• Task goal
Leaving out every picture, retype the lines below from the top through the one that contains "(0,0) rectangle (1531,733);".

• Information shown
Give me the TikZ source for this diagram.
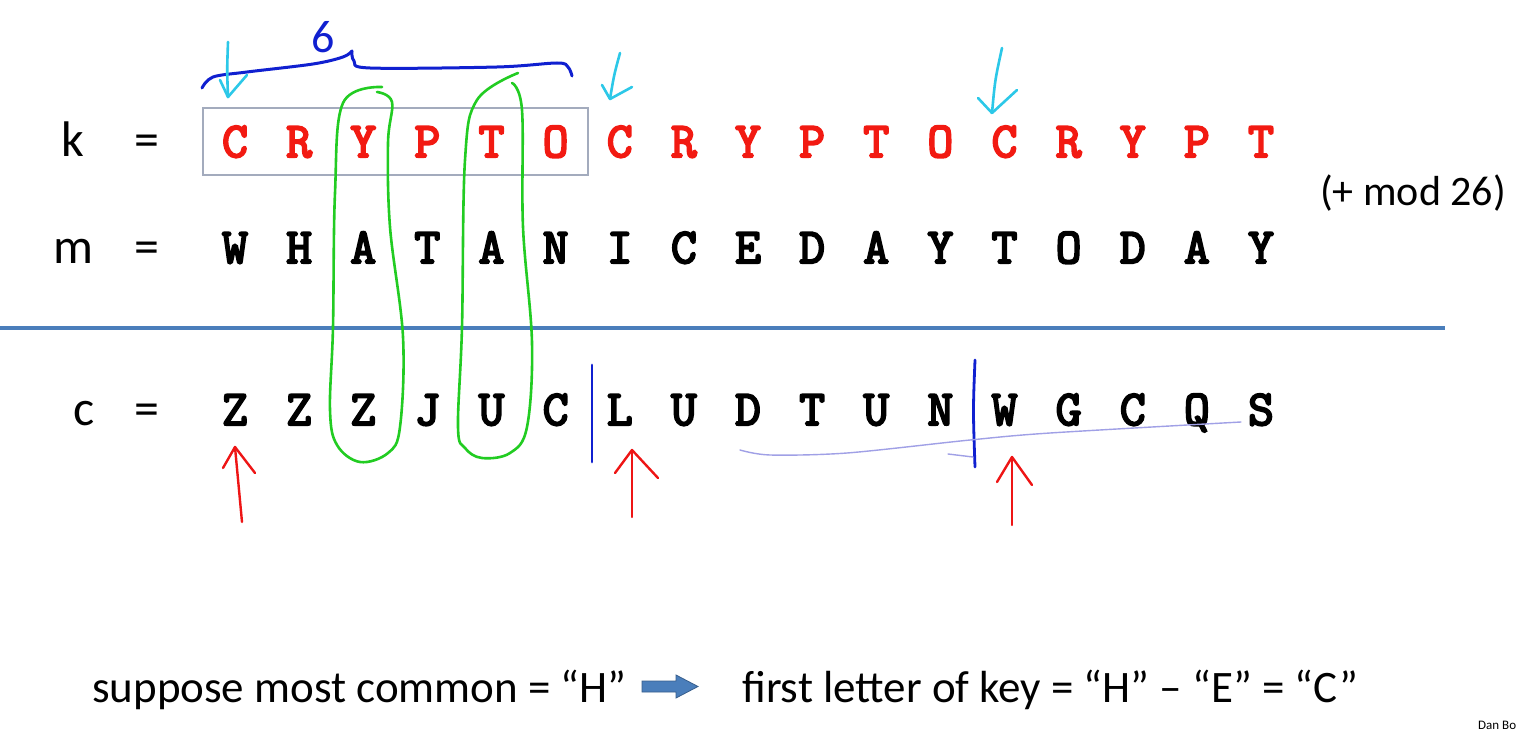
\documentclass[tikz,border=0pt]{standalone}
\usepackage{fontspec}
\setmainfont{Carlito}
\definecolor{keyred}{HTML}{F21A12}
\definecolor{sepblue}{HTML}{4A7EBB}
\definecolor{boxgray}{HTML}{A3ABBD}
\definecolor{penblue}{HTML}{1020D0}
\definecolor{pencyan}{HTML}{2CC8E8}
\definecolor{pengreen}{HTML}{22CC22}
\definecolor{penred}{HTML}{EE1515}
\definecolor{penlav}{HTML}{A0A0E6}
\newcommand\heavytxt[1]{\special{pdf:literal direct 2 Tr 2.1 w}#1\special{pdf:literal direct 0 Tr}}
\begin{document}
\begin{tikzpicture}[x=1pt,y=-1pt,
  letter/.style={font=\ttfamily\fontsize{50}{50}\selectfont, anchor=base, inner sep=0pt},
  keyletter/.style={letter, text=keyred},
  rowlabel/.style={font=\fontsize{50}{50}\selectfont, anchor=base, inner sep=0pt},
  note/.style={font=\fontsize{45}{45}\selectfont, anchor=base west, inner sep=0pt},
  pen/.style={line width=3pt, line cap=round, line join=round},
  greenpen/.style={pen, pengreen, line width=2.6pt},
  redpen/.style={pen, penred, line width=2.4pt},
  cyanpen/.style={pen, pencyan, line width=2.6pt}]
\useasboundingbox[fill=white] (0,0) rectangle (1531,733);

% separator line
\draw[sepblue, line width=4pt] (0,328) -- (1445,328);

% box round the first key block
\node[draw=boxgray, line width=1.6pt, minimum width=385, minimum height=67, inner sep=0pt] (kbox) at (395.5,141.5) {};

% row labels
\node[rowlabel] (lk) at (73,157) {k};
\node[rowlabel] (ek) at (147,157) {=};
\node[rowlabel] (lm) at (73,263) {m};
\node[rowlabel] (em) at (147,263) {=};
\node[rowlabel] (lc) at (84,425) {c};
\node[rowlabel] (ec) at (147,425) {=};

% letters
\foreach \ch [count=\i] in {C,R,Y,P,T,O,C,R,Y,P,T,O,C,R,Y,P,T}
  \node[keyletter] (k\i) at ({235+64.125*(\i-1)},157) {\heavytxt{\ch}};
\foreach \ch [count=\i] in {W,H,A,T,A,N,I,C,E,D,A,Y,T,O,D,A,Y}
  \node[letter] (m\i) at ({235+64.125*(\i-1)},263) {\heavytxt{\ch}};
\foreach \ch [count=\i] in {Z,Z,Z,J,U,C,L,U,D,T,U,N,W,G,C,Q,S}
  \node[letter] (c\i) at ({235+64.125*(\i-1)},425) {\heavytxt{\ch}};

% (+ mod 26)
\node[font=\fontsize{42}{42}\selectfont, anchor=base west, inner sep=0pt] (mod) at (1320,205) {(+ mod 26)};

% bottom line
\node[note] (sup) at (92,702) {suppose most common = “H”};
\node[note] (fir) at (742,702) {first letter of key = “H” – “E” = “C”};
\fill[sepblue, draw=sepblue!75!black, line width=0.8pt]
  (642,681) -- (676,681) -- (676,675) -- (698,686.5) -- (676,698) -- (676,692) -- (642,692) -- cycle;

\node[font=\fontsize{13}{13}\selectfont, anchor=base west, inner sep=0pt] (dan) at (1478,729) {Dan Bo};

% handwritten: blue brace and 6
\draw[pen, penblue] plot[smooth, tension=0.55] coordinates {(202,88) (213,77) (247,72) (313,64) (343,57) (352,51)};
\draw[pen, penblue] plot[smooth, tension=0.55] coordinates {(352,51) (354,61) (370,68) (497,67) (557,63) (568,67) (572,76)};
\node[font=\fontsize{46}{46}\selectfont, text=penblue, anchor=base, inner sep=0pt] (six) at (323,53) {6};

% cyan arrows
\draw[cyanpen] (228,42) .. controls (227,70) .. (228,97);
\draw[cyanpen] (220,80) -- (228,97) -- (247,75);
\draw[cyanpen] (620,53) .. controls (614,75) .. (610,99);
\draw[cyanpen] (602,85) -- (610,99) -- (632,87);
\draw[cyanpen] (1002,48) .. controls (995,80) .. (992,113);
\draw[cyanpen] (978,98) -- (992,113) -- (1017,90);

% green loops
\draw[greenpen] plot[smooth, tension=0.6] coordinates {(382,87) (343,103) (335,193) (333,327) (330,410) (337,445) (360,462) (388,453) (400,427) (403,337) (390,227) (388,143) (392,102) (377,92)};
\draw[greenpen] plot[smooth, tension=0.6] coordinates {(518,73) (477,100) (465,160) (462,327) (458,427) (465,448) (482,458) (510,453) (527,427) (532,343) (523,227) (522,110) (512,83)};

% blue bars
\draw[pen, penblue, line width=2.8pt] (592,365) -- (592,462);
\draw[pen, penblue, line width=2.8pt] (975,360) .. controls (973,410) .. (975,467);

% lavender underline
\draw[penlav, line width=1.4pt, line cap=round] plot[smooth, tension=0.5] coordinates {(740,450) (770,455) (847,453) (970,440) (1050,433) (1241,422)};
\draw[penlav, line width=1.4pt, line cap=round] (948,454) -- (973,457);

% red arrows
\coordinate (r1) at (242,522);
\coordinate (r2) at (632,517);
\coordinate (r3) at (1012,525);
\draw[redpen] (r1) -- (235,447);
\draw[redpen] (223,468) -- (235,447) -- (255,473);
\draw[redpen] (r2) -- (632,450);
\draw[redpen] (615,473) -- (632,450) -- (658,478);
\draw[redpen] (r3) -- (1012,457);
\draw[redpen] (997,482) -- (1012,457) -- (1032,485);
\end{tikzpicture}
\end{document}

• Written answer
Give me the TikZ source for this diagram.
\documentclass[tikz,border=0pt]{standalone}
\usepackage{fontspec}
\setmainfont{Carlito}
\definecolor{keyred}{HTML}{F21A12}
\definecolor{sepblue}{HTML}{4A7EBB}
\definecolor{boxgray}{HTML}{A3ABBD}
\definecolor{penblue}{HTML}{1020D0}
\definecolor{pencyan}{HTML}{2CC8E8}
\definecolor{pengreen}{HTML}{22CC22}
\definecolor{penred}{HTML}{EE1515}
\definecolor{penlav}{HTML}{A0A0E6}
\newcommand\heavytxt[1]{\special{pdf:literal direct 2 Tr 2.1 w}#1\special{pdf:literal direct 0 Tr}}
\begin{document}
\begin{tikzpicture}[x=1pt,y=-1pt,
  letter/.style={font=\ttfamily\fontsize{50}{50}\selectfont, anchor=base, inner sep=0pt},
  keyletter/.style={letter, text=keyred},
  rowlabel/.style={font=\fontsize{50}{50}\selectfont, anchor=base, inner sep=0pt},
  note/.style={font=\fontsize{45}{45}\selectfont, anchor=base west, inner sep=0pt},
  pen/.style={line width=3pt, line cap=round, line join=round},
  greenpen/.style={pen, pengreen, line width=2.6pt},
  redpen/.style={pen, penred, line width=2.4pt},
  cyanpen/.style={pen, pencyan, line width=2.6pt}]
\useasboundingbox[fill=white] (0,0) rectangle (1531,733);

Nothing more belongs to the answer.